Try as I might, I can’t find any oud lessons here on Peghead Nation. I did find a video of Teja Gerken and Mark Goldenberg demonstrating Godin’s Inuk Encore Steel SG, a hybrid instrument that incorporates elements of the historic Arabic lute. But while there may be little pressing demand for instruction in how to play the culturally pivotal and magnificent-sounding 11- or 13-stringed instrument (made world famous by Hamza el Din), the music of Tunisian oud master Anouar Brahem might trigger a groundswell of interest. His new album, Blue Maqams, released October 13 on CD, vinyl double LP, and digital download, sets the 59-year-old virtuoso’s melancholic melodies and the unique timbres of the oud in the resplendent company of an acoustic jazz trio—British pianist Django Bates, English ex-pat bassist Dave Holland, and American drummer Jack DeJohnette. It’s one of the most enthralling releases of 2017, oud or otherwise.

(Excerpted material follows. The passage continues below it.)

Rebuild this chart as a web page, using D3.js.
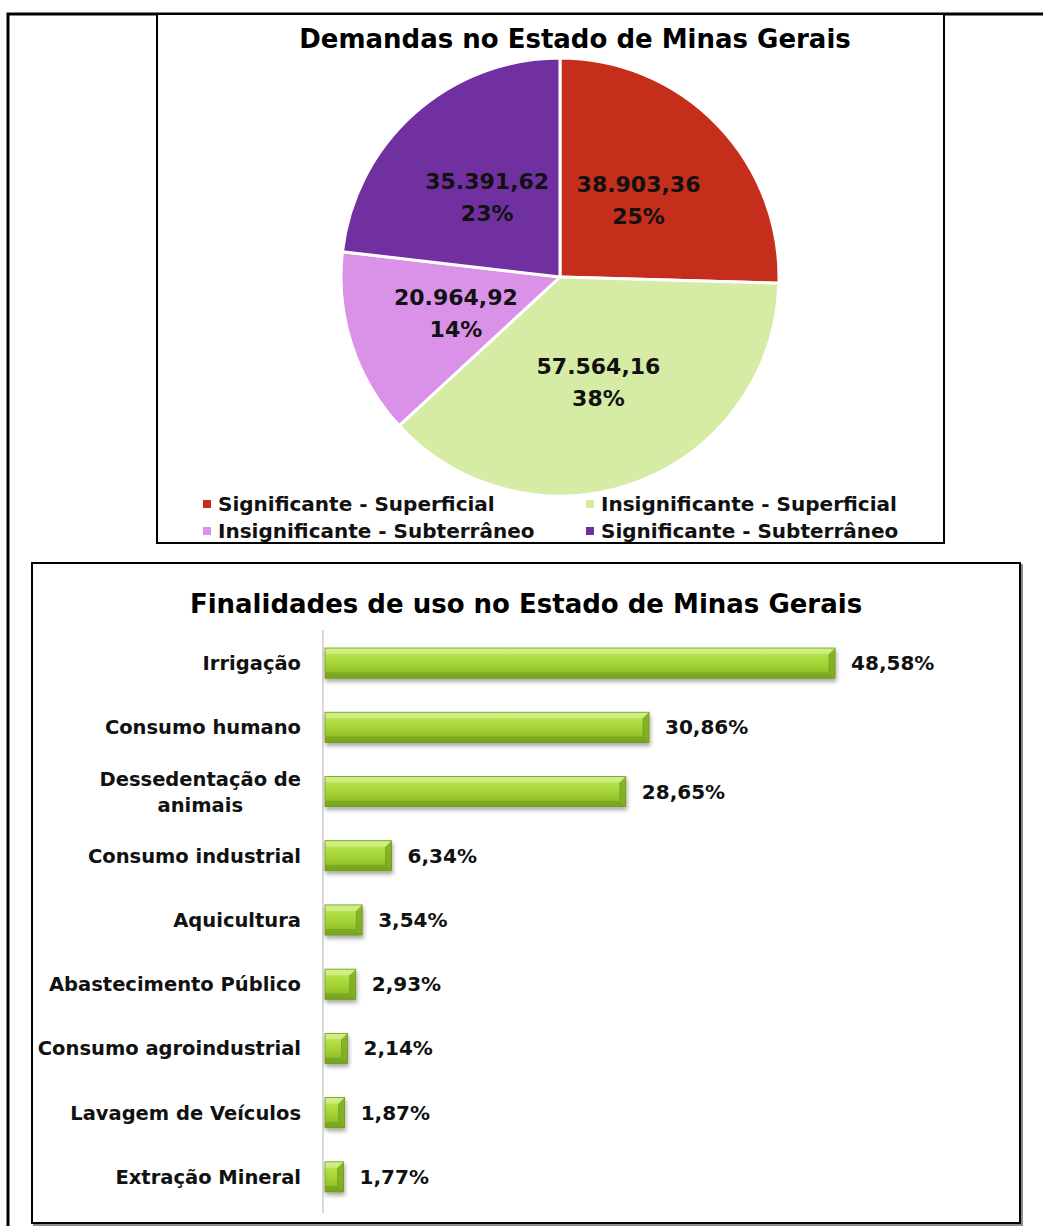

The 11th album under Brahem’s own name for the ECM label (he has also appeared on ECM albums with saxophonist Jan Garbarek and the Paolo Damiani–directed French Orchestre de Jazz), Blue Maqams takes its title from the Arabic modal system (maqam) upon which the music is based. And the mood is definitely blue, in many subtle shades.
Although Holland and DeJohnette, both veterans of Miles Davis’s transitional Bitches Brew–era bands, are free improvisers nonpareil, and Bates has proven he can play in just about any idiom on multiple instruments, the music here is defined by what Brahem calls “the true universe of each piece.” That means “the right balance between composed and improvised music,” with the intention that the music should “sound as though it surges forth in an inspired, improvised flow.”
In most genres, the music directs the listener’s attention: It makes you focus on a lyric, a pop hook, an inexorable dance beat, an instrumental solo, a commanding crescendo. On Blue Maqams there are no doubt times when your ears can’t help but follow Holland’s bass lines, Bates’s crystalline piano melodies and harmonies, DeJohnette’s breathtakingly sensitive percussion accents, and especially Brahem’s serpentine and spaciously showcased plucking. But the overall effect of the music is to expand your field of awareness, seduce you into surrendering to the flow, and allow you to abandon your sense of a separate self, just as the players do.
The “exotic” (for want of a better descriptor) sound of the oud and the maqam-derived melodies sustain a certain tension in what is otherwise a familiar, beautiful, and emotionally muted “ECM sound.” I may never know how to play the oud, but it’s unlikely I’ll ever tire of the raptures it delivers in Brahem’s hands on Blue Maqams.